Il 12 marzo Gianni Agnelli avrebbe compiuto cent’anni, come viene celebrato ovunque in questi giorni. Incenso e mirra, anche se non ne avrebbe avuto bisogno, né come uomo, né come industriale.

Mi è sufficiente pensare che un padre sopravvissuto al suicidio di un figlio dica molto sull’uomo, aggiungendo ciò che Eugenio Scalfari scrisse di lui il giorno seguente la scomparsa: “Cinici non si nasce, lo si diventa”. Sul politico e capitano d’industria basta ricordare l’enorme potere d’interdizione sulla vita pubblica e privata italiana – è “l’establishment permanente”, disse di lui l’amico Henry Kissinger – anche se di quella stessa politica che pesantemente influenzava ha spesso avuto bisogno per la sua Fiat, dagli incentivi per le fabbriche come Melfi alle rottamazioni.

Cent’anni dopo, di Gianni Agnelli e della sua auto di ieri vale la pena tornare a scrivere anche alla luce riflessa di Stellantis.

La mattina del 24 gennaio del 2003 ero a passeggio per Roma perché in corta, come si dice nel gergo dei quotidiani quando si prende un giorno libero. Mi squilla il cellulare e la vicedirettrice mi annuncia “è morto Gianni Agnelli”. “Oggi non sarei al giornale”, ma nemmeno un’ora ed ero lì:  “Allora scrivi tu un suo profilo”. Il signor 51 per cento, dico come prima cosa, perché Gianni Agnelli aveva provato più volte a mettere in strada la sua Fiat per una alleanza o una fusione, senza riuscire: avrebbe voluto mantenere comunque il volante del nuovo gruppo. Finché un giorno, il 13 marzo di ventuno anni fa, 24 ore dopo il suo compleanno si regala la rinuncia al 51 per cento. Per Torino sembrò l’inizio della fine.

L’Avvocato, come veniva chiamato con il suo benestare (“è un nome d’arte”), aveva il cuore oltreoceano, in quell’America dove il nonno fondatore era stato il primo europeo ad andare a studiare come si facevano le automobili a Detroit. E’ Gianni Agnelli a tentare una fusione con Ford Europe nel 1985, poi una fusione con Chrysler nel 1990 (mancò il coraggio, disse successivamente il suo amministratore delegato Cesare Romiti) fino a cedere nel marzo del 2000 alla Gm l’opzione di acquisto del gruppo Fiat nel 2004, il famoso put.

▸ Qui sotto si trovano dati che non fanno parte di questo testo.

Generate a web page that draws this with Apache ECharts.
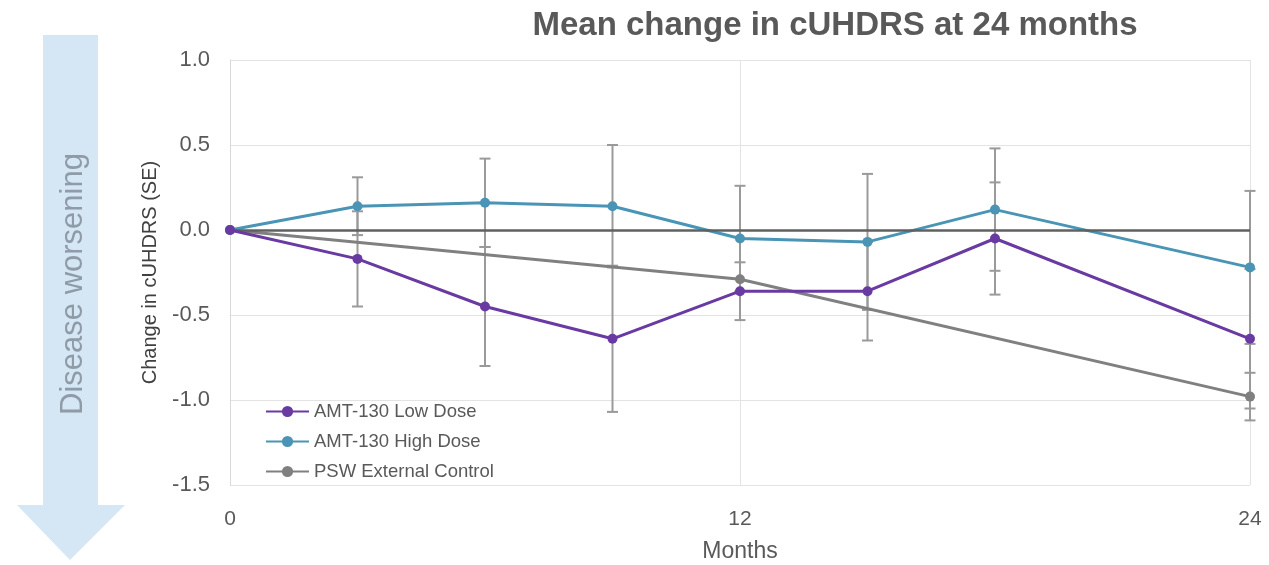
<!DOCTYPE html>
<html>
<head>
<meta charset="utf-8">
<script src="https://cdn.jsdelivr.net/npm/echarts@6/dist/echarts.min.js"></script>
<style>
html,body{margin:0;padding:0;background:#fff;}
#chart{width:1269px;height:565px;}
</style>
</head>
<body>
<div id="chart"></div>
<script>
// ---- data ----
const months = [0, 3, 6, 9, 12, 15, 18, 24];
const lowDose = [0, -0.17, -0.45, -0.64, -0.36, -0.36, -0.05, -0.64];
const lowDoseSE = [null, 0.28, 0.35, 0.43, 0.17, 0.29, 0.33, 0.41];
const highDose = [0, 0.14, 0.16, 0.14, -0.05, -0.07, 0.12, -0.22];
const highDoseSE = [null, 0.17, 0.26, 0.36, 0.31, 0.40, 0.36, 0.45];
const pswMonths = [0, 12, 24];
const psw = [0, -0.29, -0.98];
const pswSE = [null, null, 0.14];
const xTicks = [0, 12, 24];
const seriesNames = ['AMT-130 Low Dose', 'AMT-130 High Dose', 'PSW External Control'];

const colors = ['#6a3aa3', '#4a94b6', '#808080'];

function pairs(xs, ys) { return xs.map((x, i) => [x, ys[i]]); }
function errData(xs, ys, se) {
  const out = [];
  xs.forEach((x, i) => { if (se[i] != null) out.push([x, ys[i] + se[i], ys[i] - se[i]]); });
  return out;
}
const allErr = [].concat(
  errData(months, highDose, highDoseSE),
  errData(months, lowDose, lowDoseSE),
  errData(pswMonths, psw, pswSE)
);

function renderErr(params, api) {
  const x = api.value(0);
  const top = api.coord([x, api.value(1)]);
  const bot = api.coord([x, api.value(2)]);
  const hw = 5.5;
  const style = { stroke: '#9a9a9a', lineWidth: 2 };
  return {
    type: 'group',
    children: [
      { type: 'line', shape: { x1: top[0], y1: top[1], x2: bot[0], y2: bot[1] }, style: style },
      { type: 'line', shape: { x1: top[0] - hw, y1: top[1], x2: top[0] + hw, y2: top[1] }, style: style },
      { type: 'line', shape: { x1: bot[0] - hw, y1: bot[1], x2: bot[0] + hw, y2: bot[1] }, style: style }
    ]
  };
}

const FF = '"Liberation Sans", Arial, sans-serif';
const chart = echarts.init(document.getElementById('chart'));
const txt = '#595959';
chart.setOption({
  animation: false,
  backgroundColor: '#fff',
  title: {
    text: 'Mean change in cUHDRS at 24 months',
    left: 830, top: 4, textAlign: 'center',
    textStyle: { fontFamily: FF, fontSize: 33, fontWeight: 'bold', color: '#595959' }
  },
  graphic: [
    {
      type: 'polygon', z: -1,
      shape: { points: [[43, 35], [98, 35], [98, 505], [125, 505], [70, 560], [17, 505], [43, 505]] },
      style: { fill: '#d5e7f5' }
    },
    {
      type: 'text', x: 73, y: 284, rotation: Math.PI / 2,
      style: { text: 'Disease worsening', fill: '#8f9ba6', font: '31px ' + FF, align: 'center', verticalAlign: 'middle' }
    }
  ],
  legend: {
    orient: 'vertical', left: 260, top: 397,
    itemWidth: 43, itemHeight: 14, itemGap: 11,
    data: seriesNames,
    textStyle: { fontFamily: FF, fontSize: 18.5, color: txt }
  },
  grid: { left: 230, right: 19, top: 60, bottom: 80, containLabel: false, outerBoundsMode: 'none' },
  xAxis: {
    type: 'value', min: 0, max: 24, interval: 12,
    name: 'Months', nameLocation: 'middle', nameGap: 55,
    nameTextStyle: { fontFamily: FF, fontSize: 23, color: txt },
    axisLine: { show: true, lineStyle: { color: '#d9d9d9' } },
    axisTick: { show: false },
    axisLabel: { fontFamily: FF, fontSize: 21, color: txt, margin: 24,
      formatter: v => (xTicks.indexOf(v) >= 0 ? String(v) : '') },
    splitLine: { show: true, lineStyle: { color: '#e3e3e3' } }
  },
  yAxis: {
    type: 'value', min: -1.5, max: 1.0, interval: 0.5,
    name: 'Change in cUHDRS (SE)', nameLocation: 'middle', nameGap: 70,
    nameTextStyle: { fontFamily: FF, fontSize: 20, color: '#404040' },
    axisLine: { show: true, lineStyle: { color: '#d9d9d9' } },
    axisTick: { show: false },
    axisLabel: { fontFamily: FF, fontSize: 22, color: txt, margin: 20,
      formatter: v => v.toFixed(1) },
    splitLine: { show: true, lineStyle: { color: '#e3e3e3' } }
  },
  series: [
    {
      type: 'custom', name: 'err', renderItem: renderErr, data: allErr, z: 1, silent: true,
      encode: { x: 0, y: [1, 2] }
    },
    {
      name: seriesNames[2], type: 'line', data: pairs(pswMonths, psw), z: 3,
      color: colors[2], symbol: 'circle', symbolSize: 10, lineStyle: { width: 3 },
      markLine: {
        silent: true, symbol: 'none', label: { show: false },
        lineStyle: { color: '#606060', width: 2.5, type: 'solid' },
        data: [{ yAxis: 0 }]
      }
    },
    {
      name: seriesNames[1], type: 'line', data: pairs(months, highDose), z: 4,
      color: colors[1], symbol: 'circle', symbolSize: 10, lineStyle: { width: 3 }
    },
    {
      name: seriesNames[0], type: 'line', data: pairs(months, lowDose), z: 5,
      color: colors[0], symbol: 'circle', symbolSize: 10, lineStyle: { width: 3 }
    }
  ]
});
</script>
</body>
</html>
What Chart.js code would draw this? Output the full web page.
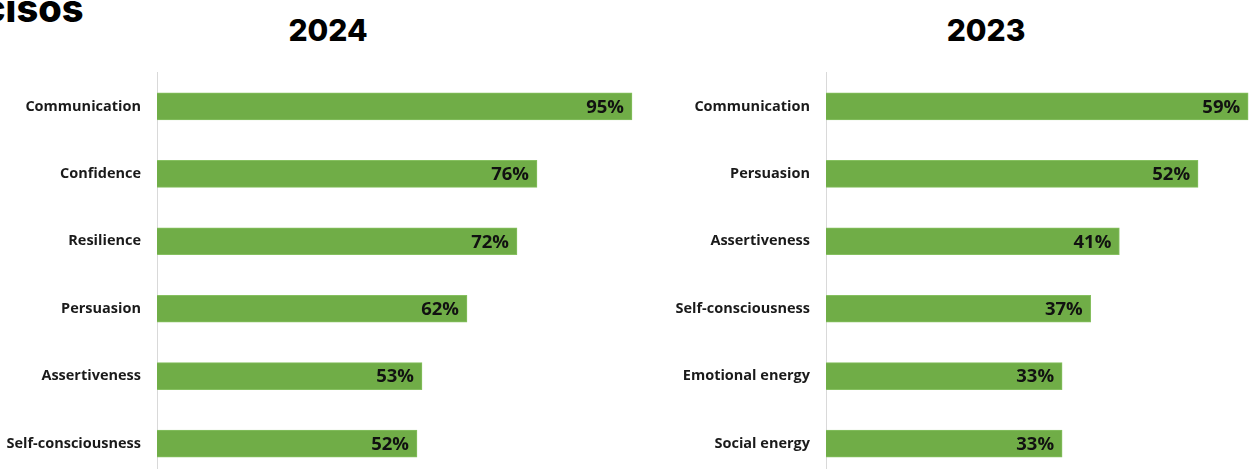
<!DOCTYPE html>
<html>
<head>
<meta charset="utf-8">
<script src="https://cdn.jsdelivr.net/npm/chart.js@4"></script>
<style>
  html, body { margin: 0; padding: 0; background: #fff; overflow: hidden; width: 1251px; height: 469px; }
  .heading { position: absolute; font-family: Inter, sans-serif; font-weight: 800; color: #000; white-space: nowrap; }
  .year { font-size: 30px; width: 200px; text-align: center; top: 12px; }
  canvas { position: absolute; top: 56px; }
</style>
</head>
<body>
<div class="heading" style="left:-17px; top:-15px; font-size:38px;">cisos</div>
<div class="heading year" style="left:228px;">2024</div>
<div class="heading year" style="left:886px;">2023</div>
<canvas id="chart2024" width="657" height="438" style="left:0;"></canvas>
<canvas id="chart2023" width="591" height="438" style="left:660px;"></canvas>
<script>
const skills2024 = ['Communication', 'Confidence', 'Resilience', 'Persuasion', 'Assertiveness', 'Self-consciousness'];
const values2024 = [95, 76, 72, 62, 53, 52];

const skills2023 = ['Communication', 'Persuasion', 'Assertiveness', 'Self-consciousness', 'Emotional energy', 'Social energy'];
const values2023 = [59, 52, 41, 37, 33, 33];

const barGreen = '#70ad47';

// writes the percentage just inside the end of each bar
const barValueLabels = {
    id: 'barValueLabels',
    afterDatasetsDraw(chart) {
        const ctx = chart.ctx;
        ctx.save();
        ctx.font = 'bold 18.5px "Open Sans", sans-serif';
        ctx.fillStyle = '#111';
        ctx.textAlign = 'right';
        ctx.textBaseline = 'middle';
        chart.getDatasetMeta(0).data.forEach((bar, i) => {
            ctx.fillText(chart.data.datasets[0].data[i] + '%', bar.x - 8, bar.y + 1);
        });
        ctx.restore();
    }
};

function makeChart(id, labels, values, axisWidth, xMax) {
    return new Chart(document.getElementById(id), {
        type: 'bar',
        data: {
            labels: labels,
            datasets: [{
                data: values,
                backgroundColor: barGreen,
                borderColor: '#86c060',
                borderWidth: 1,
                borderSkipped: 'start',
                barThickness: 27
            }]
        },
        options: {
            indexAxis: 'y',
            responsive: false,
            animation: false,
            layout: { padding: 0 },
            plugins: {
                legend: { display: false },
                tooltip: { enabled: false }
            },
            scales: {
                x: {
                    display: false,
                    min: 0,
                    max: xMax
                },
                y: {
                    grid: { display: false },
                    border: { display: true, color: '#d9d9d9', width: 1 },
                    ticks: {
                        padding: 8,
                        color: '#1a1a1a',
                        font: { family: '"Open Sans", sans-serif', weight: 'bold', size: 14.5 }
                    },
                    afterFit(scale) {
                        scale.width = axisWidth;
                    }
                }
            }
        },
        plugins: [barValueLabels]
    });
}

makeChart('chart2024', skills2024, values2024, 157, 100);
makeChart('chart2023', skills2023, values2023, 166, 59.4);
</script>
</body>
</html>
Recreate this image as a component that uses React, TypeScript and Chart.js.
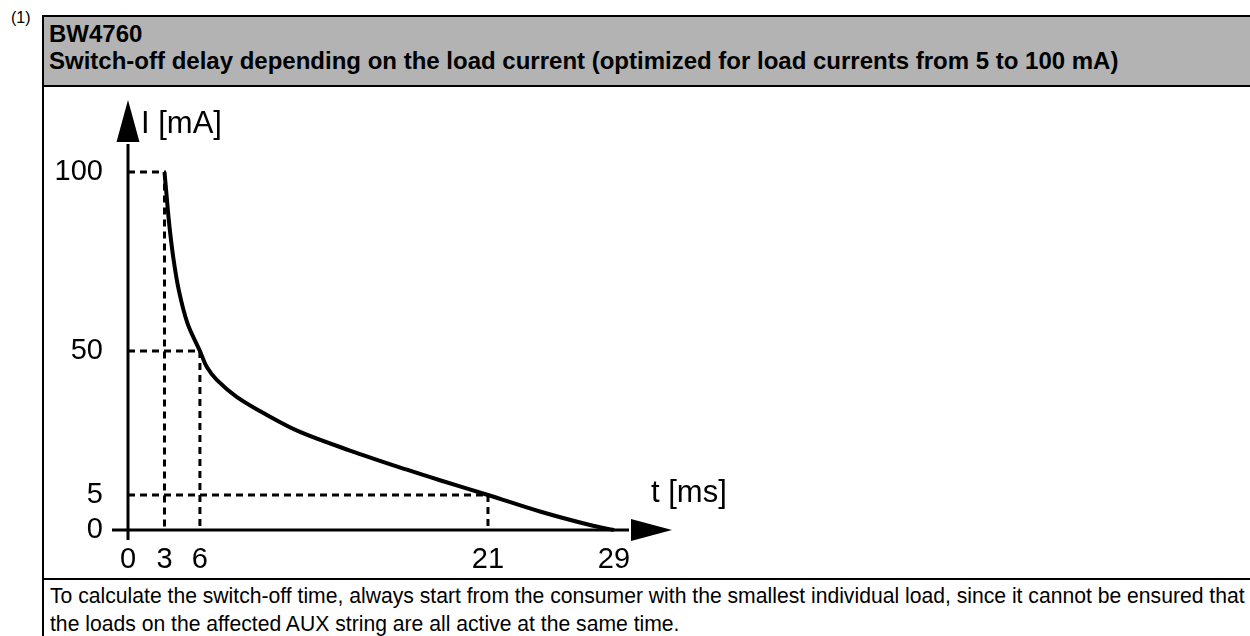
import React, { useEffect, useRef } from "react";
import { Chart, registerables, LinearScale } from "chart.js";

Chart.register(...registerables);

// ---- data ----
const xTicks = [0, 3, 6, 21, 29];
const yTicks = [0, 5, 50, 100];
const curveT = [3, 3.135, 3.39, 3.735, 4.21, 4.94, 6, 6.36, 6.89, 7.93, 9.49, 11.21, 13.81, 16.78, 18.5, 21, 24.3, 27.48, 29];
const curveI = [100, 95, 85.75, 76.3, 67, 57.8, 50, 45, 40.9, 35.6, 30, 24.7, 18.9, 12.9, 9.6, 5, 2.64, 0.71, 0];
const guideT = [3, 6, 21];
const guideI = [100, 50, 5];
const xTitle = "t [ms]";
const yTitle = "I [mA]";
const headerLines = [
  "BW4760",
  "Switch-off delay depending on the load current (optimized for load currents from 5 to 100 mA)",
];
const footerLines = [
  "To calculate the switch-off time, always start from the consumer with the smallest individual load, since it cannot be ensured that",
  "the loads on the affected AUX string are all active at the same time.",
];

// schematic (non-linear) axis: value -> fraction of axis length
const xStops: [number, number][] = [[0, 0], [3, 0.0751], [6, 0.148], [21, 0.7407], [29, 1]];
const yStops: [number, number][] = [[0, 0], [5, 0.0978], [50, 0.5], [100, 1]];

const FONT = '"Liberation Sans", Arial, Helvetica, sans-serif';

function interp(stops: [number, number][], v: number, from: number, to: number) {
  for (let i = 1; i < stops.length; i++) {
    const a = stops[i - 1];
    const b = stops[i];
    if (v <= b[from] || i === stops.length - 1) {
      const t = (v - a[from]) / (b[from] - a[from]);
      return a[to] + t * (b[to] - a[to]);
    }
  }
  return 0;
}

class PiecewiseScale extends LinearScale {
  static id = "piecewise";
  static defaults = LinearScale.defaults;
  getPixelForValue(value: number) {
    const stops = (this.options as any).stops as [number, number][];
    return this.getPixelForDecimal(interp(stops, value, 0, 1));
  }
  getValueForPixel(pixel: number) {
    const stops = (this.options as any).stops as [number, number][];
    return interp(stops, this.getDecimalForPixel(pixel), 1, 0);
  }
}
Chart.register(PiecewiseScale as any);

const arrowAxes = {
  id: "arrowAxes",
  afterDatasetsDraw(chart: any) {
    const { ctx } = chart;
    const xs = chart.scales.x;
    const ys = chart.scales.y;
    const x0 = xs.getPixelForValue(0);
    const y0 = ys.getPixelForValue(0);
    const yTop = ys.getPixelForValue(100);
    const xRight = xs.getPixelForValue(29);
    ctx.save();
    ctx.strokeStyle = "#000";
    ctx.fillStyle = "#000";
    ctx.lineWidth = 3;
    // y axis
    const yTip = yTop - 72;
    const yBase = yTip + 42;
    ctx.beginPath();
    ctx.moveTo(x0, y0 + 10);
    ctx.lineTo(x0, yBase + 2);
    ctx.stroke();
    ctx.beginPath();
    ctx.moveTo(x0, yTip);
    ctx.lineTo(x0 - 11.5, yBase);
    ctx.lineTo(x0 + 11.5, yBase);
    ctx.closePath();
    ctx.fill();
    // x axis
    const xTip = xRight + 58;
    const xBase = xTip - 41;
    ctx.beginPath();
    ctx.moveTo(x0 - 16, y0);
    ctx.lineTo(xBase - 2, y0);
    ctx.stroke();
    ctx.beginPath();
    ctx.moveTo(xTip, y0);
    ctx.lineTo(xBase, y0 - 11);
    ctx.lineTo(xBase, y0 + 11);
    ctx.closePath();
    ctx.fill();
    // titles
    ctx.font = `31px ${FONT}`;
    ctx.textAlign = "left";
    ctx.textBaseline = "alphabetic";
    ctx.fillText(yTitle, x0 + 13, yTop - 39);
    ctx.fillText(xTitle, xRight + 37, y0 - 28);
    ctx.restore();
  },
};

export default function App() {
  const ref = useRef<HTMLCanvasElement>(null);
  useEffect(() => {
    Chart.defaults.font.family = FONT;
    const guides = guideT.map((t, i) => ({
      data: [
        { x: 0, y: guideI[i] },
        { x: t, y: guideI[i] },
        { x: t, y: 0 },
      ],
      borderColor: "#000",
      borderWidth: 3,
      borderDash: [7, 5],
      pointRadius: 0,
      tension: 0,
      fill: false,
      clip: false as any,
    }));
    const chart = new Chart(ref.current!, {
      type: "line",
      data: {
        datasets: [
          {
            data: curveT.map((t, i) => ({ x: t, y: curveI[i] })),
            borderColor: "#000",
            borderWidth: 4,
            pointRadius: 0,
            tension: 0.35,
            fill: false,
            clip: false as any,
          },
          ...guides,
        ] as any,
      },
      options: {
        animation: false,
        responsive: true,
        maintainAspectRatio: false,
        layout: { padding: { left: 0, right: 636, top: 84, bottom: 0 } },
        plugins: { legend: { display: false }, tooltip: { enabled: false } },
        events: [],
        scales: {
          x: {
            type: "piecewise" as any,
            min: 0,
            max: 29,
            stops: xStops,
            grid: { display: false, drawTicks: false },
            border: { display: false },
            ticks: {
              autoSkip: false,
              maxRotation: 0,
              padding: 13,
              color: "#000",
              font: { size: 29, family: FONT },
              callback: (v: any) => String(v),
            },
            afterBuildTicks: (s: any) => {
              s.ticks = xTicks.map((value) => ({ value }));
            },
            afterFit: (s: any) => {
              s.height = 48;
            },
          } as any,
          y: {
            type: "piecewise" as any,
            min: 0,
            max: 100,
            stops: yStops,
            grid: { display: false, drawTicks: false },
            border: { display: false },
            ticks: {
              autoSkip: false,
              padding: 25,
              color: "#000",
              font: { size: 29, family: FONT },
              callback: (v: any) => String(v),
            },
            afterBuildTicks: (s: any) => {
              s.ticks = yTicks.map((value) => ({ value }));
            },
            afterFit: (s: any) => {
              s.width = 84;
            },
          } as any,
        },
      },
      plugins: [arrowAxes],
    });
    return () => chart.destroy();
  }, []);

  const abs: React.CSSProperties = { position: "absolute", boxSizing: "border-box" };
  return (
    <div
      style={{
        position: "absolute",
        left: 0,
        top: 0,
        width: 1250,
        height: 636,
        overflow: "hidden",
        background: "#fff",
        color: "#000",
        fontFamily: FONT,
      }}
    >
      <div style={{ ...abs, left: 11, top: 9, fontSize: 16, lineHeight: "18px" }}>(1)</div>
      <div
        style={{
          ...abs,
          left: 42,
          top: 15,
          width: 1300,
          height: 72,
          borderTop: "2px solid #000",
          borderLeft: "2px solid #000",
          borderBottom: "2px solid #000",
          background: "#b3b3b3",
          padding: "4px 0 0 5px",
          fontWeight: "bold",
          fontSize: 24,
          lineHeight: "26.7px",
          whiteSpace: "nowrap",
        }}
      >
        {headerLines.map((l) => (
          <div key={l}>{l}</div>
        ))}
      </div>
      <div style={{ ...abs, left: 42, top: 87, width: 2, height: 492, background: "#000" }} />
      <div style={{ ...abs, left: 44, top: 88, width: 1206, height: 490 }}>
        <canvas ref={ref} />
      </div>
      <div
        style={{
          ...abs,
          left: 42,
          top: 578,
          width: 1300,
          height: 100,
          borderTop: "2px solid #000",
          borderLeft: "2px solid #000",
          padding: "2px 0 0 6px",
          fontSize: 21.15,
          lineHeight: "28.3px",
          whiteSpace: "nowrap",
        }}
      >
        {footerLines.map((l) => (
          <div key={l}>{l}</div>
        ))}
      </div>
    </div>
  );
}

Era l’ultimo atto – insieme al “no” a un matrimonio giudicato ineguale con Daimler – dopo che negli anni ’90 l’auto italiana da lui presieduta aveva perso il treno della rivoluzione elettronica che stava trasformando la mobilità. Nessun treno della concorrenza era poi stato fatto fermare in Italia, con lo straniero respinto sempre sulle Alpi da Fiat, come capitò per esempio alla Ford nel 1986 con l’Alfa Romeo. Peggio del Piave: “Altro che corporate governance: se uno dei fratelli prendeva una decisione, la discussione terminava lì”, ha raccontato recentemente Carlo De Benedetti in una bella intervista al direttore di Quattroruote.

Sul ruolo di Gianni e del fratello Umberto e della Famiglia non mancano le cose negative da ricordare, a partire dalle schedature degli operai da parte dell’azienda, ma anche cose che non si possono dimenticare, come quella folla di gente comune in fila per ore sulla rampa del Lingotto per accedere alla camera ardente dell’Avvocato. Era il 25 gennaio 2003.

A Torino subito dopo è storia moderna: Sergio Marchionne brandisce il put  con cui passa all’incasso da Gm, poi salva Fiat e si compra il gruppo Chrysler con i soldi dell’amministrazione Obama. E’ finalmente l’America, bellezza.

A Torino ora è storia contemporanea: Stellantis e John Elkann. Curiosa la vita: il nipote dell’Avvocato, da presidente Fiat Chrysler a presidente di Stellantis, compie 45 anni l’1 aprile, la stessa età in cui l’Avvocato ha cominciato a lavorare alla Fiat (era il 1966.) E se il nonno lo aveva indicato da ragazzo come suo successore, Gianni a sua volta da nonno fa lo stesso appena John compie 22 anni.

Cent’anni dopo, non sono più tempi da 51 per cento né di put: Stellantis è a guida francese, però è anche vero che l’Avvocato con la sua creatura sta ancora nell’auto. Il suo erede non ha mollato. A 45 anni sarebbe stato troppo presto. O troppo tardi?